It would be hilarious if it weren’t so tragic and deadly
Dalrymple writes that the ease with which Kujtim Fejzulai was able to deceive psychologists, police, and other supposed experts into believing that he had abjured Moslem extremism
would have been funny had its consequences not been so terribly tragic.
It is during their youth, he notes,
that men such as he, who are attracted to violence, are most likely to commit it. But a sentimental view of youth prevailed.
Arrogant technocratic mindset
So many Western authorities and governments
suppose not only that there is a technical solution to all problems, but that they have found it. They imagine that, since they are representatives of the most advanced societies, they have techniques to change the ‘primitive’ mindsets of Moslem extremists. Surely it is not possible for people with an outlook that belongs more to the 7th than to the 21st century to fool people with doctorates, who have access to the latest technology and all the information in the world?
But the fact is that
any ignorant and stupid 7th-century-minded extremist is more than a match for any number of psychologists, criminologists, sociologists, computer scientists, etc.
While Dalrymple cannot of course sympathise with the Moslem fundamentalist outlook to the slightest extent,
in a sneaking or convoluted way, I am glad that he is up to the task. His ability so easily to deceive means that technocracy is still not triumphantly successful — as I hope that it never will be. Our humanity is preserved by the fact that so-called deradicalisation is a charade. What Fejzulai needed was not a technical procedure but 30 years or more in prison to cool his heels: for society’s sake rather for than his.
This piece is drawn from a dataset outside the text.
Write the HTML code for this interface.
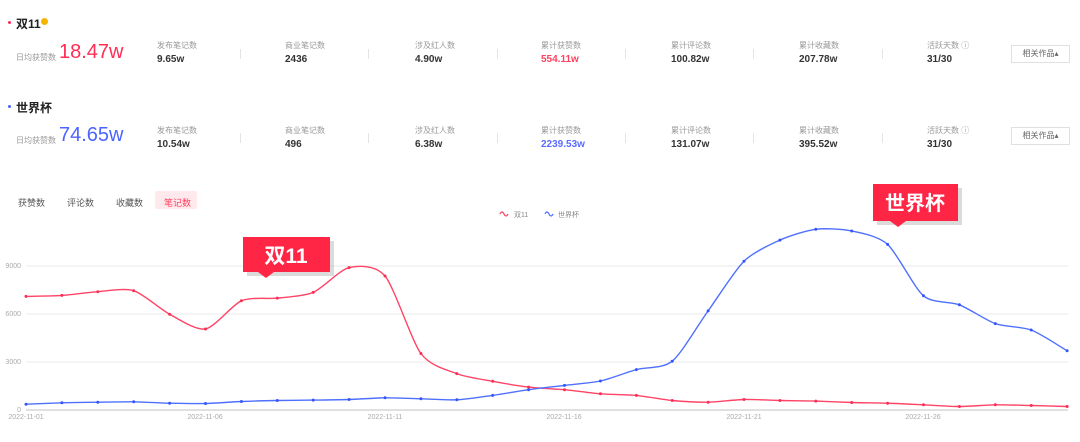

The technocratic approach according to which Moslem extremism is a quasi-medical or physiological problem, to be ‘treated’ as if it were an illness,
is applied to crime in general. Crime is not a choice of the criminal but a problem of physiological development, such that punishment is a kind of moral orthodontics.
The Fejzulai case
shows how easily those who devote their whole professional lives to the ‘assessment’ of such people may be deceived. One might have thought, a priori, that it was obvious that feigning repudiation of terroristic ideas was not very difficult; indeed, only someone with an exaggerated and even arrogant belief in his own powers to penetrate the minds of others would suppose otherwise.
A rotten fruit
Dalrymple observes that the early release of such as Fejzulai has another effect, that
it is further proof of decadence and weakness in the West, which is a rotten fruit whose tree only needs a bit of a shake for the fruit to fall. If a society is so sentimental about its enemies as it was in the case of Fejzulai, what powers of resistance against determined attack could it have?
The very idea of deradicalisation is an encouragement of Moslem terrorism.
The technocrat in general, and the psychologist in particular, is the unwitting ally of the machete- and Kalashnikov-wielding fraternity of fanatics. In what contempt must they hold those who claim to be able to reform them: a contempt that in a certain sense is justified.